* **Written request**: Will you write out the data exactly, excluding every picture?
☆ ☆ ☆ ☆ ☆ ☆ ☆
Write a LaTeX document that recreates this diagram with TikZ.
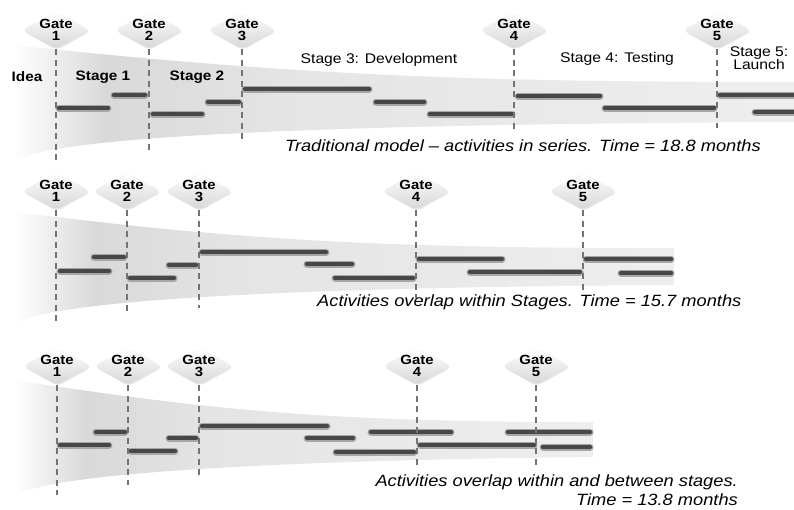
\documentclass[tikz,border=0pt]{standalone}
\usepackage{fontspec}
\setmainfont{Liberation Sans}[FakeStretch=1.12]
\usetikzlibrary{shapes.geometric,shadows}

\pgfdeclarehorizontalshading{entonnoir}{100bp}{color(0bp)=(white); color(25bp)=(white); color(31bp)=(gray!30); color(42bp)=(gray!21); color(75bp)=(gray!13); color(100bp)=(gray!13)}

\tikzset{
	gatebox/.style={diamond, minimum width=68pt, minimum height=38pt, inner sep=0pt, rounded corners=5pt, top color=white, bottom color=gray!32, drop shadow={opacity=0.2, shadow xshift=0.8pt, shadow yshift=-1.2pt}},
	gatetxt/.style={align=center, font=\bfseries\fontsize{13.3}{12.5}\selectfont, inner sep=0pt},
	gateline/.style={draw=black!55, line width=1.4pt, dash pattern=on 6pt off 4.5pt},
	barre/.style={draw=black!72, line width=4.5pt, line cap=round, preaction={draw=black!35, line width=7pt, line cap=round}},
	etape/.style={font=\bfseries\fontsize{13.7}{14}\selectfont, inner sep=0pt},
	phase/.style={font=\fontsize{14}{13.5}\selectfont, align=center, inner sep=0pt},
	legende/.style={font=\itshape\fontsize{16.3}{18.5}\selectfont, inner sep=0pt}
}

\begin{document}
\begin{tikzpicture}[x=1pt, y=-1pt]
	\useasboundingbox (0,0) rectangle (794,509);
	
	% Entonnoirs
	\shade[shading=entonnoir] (13,45) .. controls (300,76) and (480,82) .. (794,82) -- (794,122) .. controls (350,124) and (40,135) .. (13,163) -- cycle;
	\shade[shading=entonnoir] (15,212) .. controls (260,243) and (410,248) .. (674,248) -- (674,285) .. controls (300,287) and (40,300) .. (15,325) -- cycle;
	\shade[shading=entonnoir] (15,380) .. controls (230,414) and (360,422) .. (593,422) -- (593,457) .. controls (300,460) and (40,472) .. (15,497) -- cycle;
	
	% Activités
	\foreach \a/\b/\y in {56/111/108, 111/148/95, 150/205/114, 205/242/102, 242/372/89, 373/427/102, 427/515/114, 515/603/96, 602/717/108, 717/797/95, 752/797/112,
		57/112/271, 91/127/257, 127/177/278, 166/199/265, 199/329/252, 304/355/264, 332/416/278, 416/505/259, 467/583/272, 583/674/259, 618/674/273,
		57/112/445, 93/128/432, 128/178/451, 166/199/438, 199/330/426, 304/356/438, 333/417/452, 368/454/432, 417/537/445, 505/593/432, 540/593/447}
		\draw[barre] (\a+3,\y) -- (\b-3,\y);
	
	% Gates : modèle traditionnel
	\foreach \x/\e [count=\i] in {56/160, 149/150, 242/142, 514/132, 717/128} {
		\node[gatebox, label={[gatetxt]center:Gate\\\i}] (r1g\i) at (\x,30) {};
		\coordinate (r1e\i) at (\x,\e);
		\draw[gateline] (r1g\i.south) -- (r1e\i);
	}
	
	% Gates : chevauchement dans les étapes
	\foreach \x/\e [count=\i] in {56/325, 127/315, 199/308, 416/298, 583/293} {
		\node[gatebox, label={[gatetxt]center:Gate\\\i}] (r2g\i) at (\x,191) {};
		\coordinate (r2e\i) at (\x,\e);
		\draw[gateline] (r2g\i.south) -- (r2e\i);
	}
	
	% Gates : chevauchement entre les étapes
	\foreach \x/\e [count=\i] in {57/495, 128/485, 199/478, 417/467, 536/467} {
		\node[gatebox, label={[gatetxt]center:Gate\\\i}] (r3g\i) at (\x,366) {};
		\coordinate (r3e\i) at (\x,\e);
		\draw[gateline] (r3g\i.south) -- (r3e\i);
	}
	
	% Étapes
	\node[etape] (idee) at (27,77) {Idea};
	\node[etape] (etape1) at (103,77) {Stage 1};
	\node[etape] (etape2) at (197,77) {Stage 2};
	\node[phase] (etape3) at (379,60) {Stage 3: Development};
	\node[phase] (etape4) at (617,59) {Stage 4: Testing};
	\node[phase] (etape5) at (759,58) {Stage 5:\\Launch};
	
	% Légendes
	\node[legende, anchor=west] (leg1) at (285,146) {Traditional model – activities in series. Time = 18.8 months};
	\node[legende, anchor=west] (leg2) at (317,302) {Activities overlap within Stages. Time = 15.7 months};
	\node[legende, anchor=east, align=right] (leg3) at (738,490) {Activities overlap within and between stages.\\Time = 13.8 months};
\end{tikzpicture}
\end{document}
☆ ☆ ☆ ☆ ☆ ☆ ☆
* **Expected output**:
Write a LaTeX document that recreates this diagram with TikZ.
\documentclass[tikz,border=0pt]{standalone}
\usepackage{fontspec}
\setmainfont{Liberation Sans}[FakeStretch=1.12]
\usetikzlibrary{shapes.geometric,shadows}

\pgfdeclarehorizontalshading{entonnoir}{100bp}{color(0bp)=(white); color(25bp)=(white); color(31bp)=(gray!30); color(42bp)=(gray!21); color(75bp)=(gray!13); color(100bp)=(gray!13)}

\tikzset{
	gatebox/.style={diamond, minimum width=68pt, minimum height=38pt, inner sep=0pt, rounded corners=5pt, top color=white, bottom color=gray!32, drop shadow={opacity=0.2, shadow xshift=0.8pt, shadow yshift=-1.2pt}},
	gatetxt/.style={align=center, font=\bfseries\fontsize{13.3}{12.5}\selectfont, inner sep=0pt},
	gateline/.style={draw=black!55, line width=1.4pt, dash pattern=on 6pt off 4.5pt},
	barre/.style={draw=black!72, line width=4.5pt, line cap=round, preaction={draw=black!35, line width=7pt, line cap=round}},
	etape/.style={font=\bfseries\fontsize{13.7}{14}\selectfont, inner sep=0pt},
	phase/.style={font=\fontsize{14}{13.5}\selectfont, align=center, inner sep=0pt},
	legende/.style={font=\itshape\fontsize{16.3}{18.5}\selectfont, inner sep=0pt}
}

\begin{document}
\begin{tikzpicture}[x=1pt, y=-1pt]
	\useasboundingbox (0,0) rectangle (794,509);
	
	% Entonnoirs
	\shade[shading=entonnoir] (13,45) .. controls (300,76) and (480,82) .. (794,82) -- (794,122) .. controls (350,124) and (40,135) .. (13,163) -- cycle;
	\shade[shading=entonnoir] (15,212) .. controls (260,243) and (410,248) .. (674,248) -- (674,285) .. controls (300,287) and (40,300) .. (15,325) -- cycle;
	\shade[shading=entonnoir] (15,380) .. controls (230,414) and (360,422) .. (593,422) -- (593,457) .. controls (300,460) and (40,472) .. (15,497) -- cycle;
	
	% Activités
	\foreach \a/\b/\y in {56/111/108, 111/148/95, 150/205/114, 205/242/102, 242/372/89, 373/427/102, 427/515/114, 515/603/96, 602/717/108, 717/797/95, 752/797/112,
		57/112/271, 91/127/257, 127/177/278, 166/199/265, 199/329/252, 304/355/264, 332/416/278, 416/505/259, 467/583/272, 583/674/259, 618/674/273,
		57/112/445, 93/128/432, 128/178/451, 166/199/438, 199/330/426, 304/356/438, 333/417/452, 368/454/432, 417/537/445, 505/593/432, 540/593/447}
		\draw[barre] (\a+3,\y) -- (\b-3,\y);
	
	% Gates : modèle traditionnel
	\foreach \x/\e [count=\i] in {56/160, 149/150, 242/142, 514/132, 717/128} {
		\node[gatebox, label={[gatetxt]center:Gate\\\i}] (r1g\i) at (\x,30) {};
		\coordinate (r1e\i) at (\x,\e);
		\draw[gateline] (r1g\i.south) -- (r1e\i);
	}
	
	% Gates : chevauchement dans les étapes
	\foreach \x/\e [count=\i] in {56/325, 127/315, 199/308, 416/298, 583/293} {
		\node[gatebox, label={[gatetxt]center:Gate\\\i}] (r2g\i) at (\x,191) {};
		\coordinate (r2e\i) at (\x,\e);
		\draw[gateline] (r2g\i.south) -- (r2e\i);
	}
	
	% Gates : chevauchement entre les étapes
	\foreach \x/\e [count=\i] in {57/495, 128/485, 199/478, 417/467, 536/467} {
		\node[gatebox, label={[gatetxt]center:Gate\\\i}] (r3g\i) at (\x,366) {};
		\coordinate (r3e\i) at (\x,\e);
		\draw[gateline] (r3g\i.south) -- (r3e\i);
	}
	
	% Étapes
	\node[etape] (idee) at (27,77) {Idea};
	\node[etape] (etape1) at (103,77) {Stage 1};
	\node[etape] (etape2) at (197,77) {Stage 2};
	\node[phase] (etape3) at (379,60) {Stage 3: Development};
	\node[phase] (etape4) at (617,59) {Stage 4: Testing};
	\node[phase] (etape5) at (759,58) {Stage 5:\\Launch};
	
	% Légendes
	\node[legende, anchor=west] (leg1) at (285,146) {Traditional model – activities in series. Time = 18.8 months};
	\node[legende, anchor=west] (leg2) at (317,302) {Activities overlap within Stages. Time = 15.7 months};
	\node[legende, anchor=east, align=right] (leg3) at (738,490) {Activities overlap within and between stages.\\Time = 13.8 months};
\end{tikzpicture}
\end{document}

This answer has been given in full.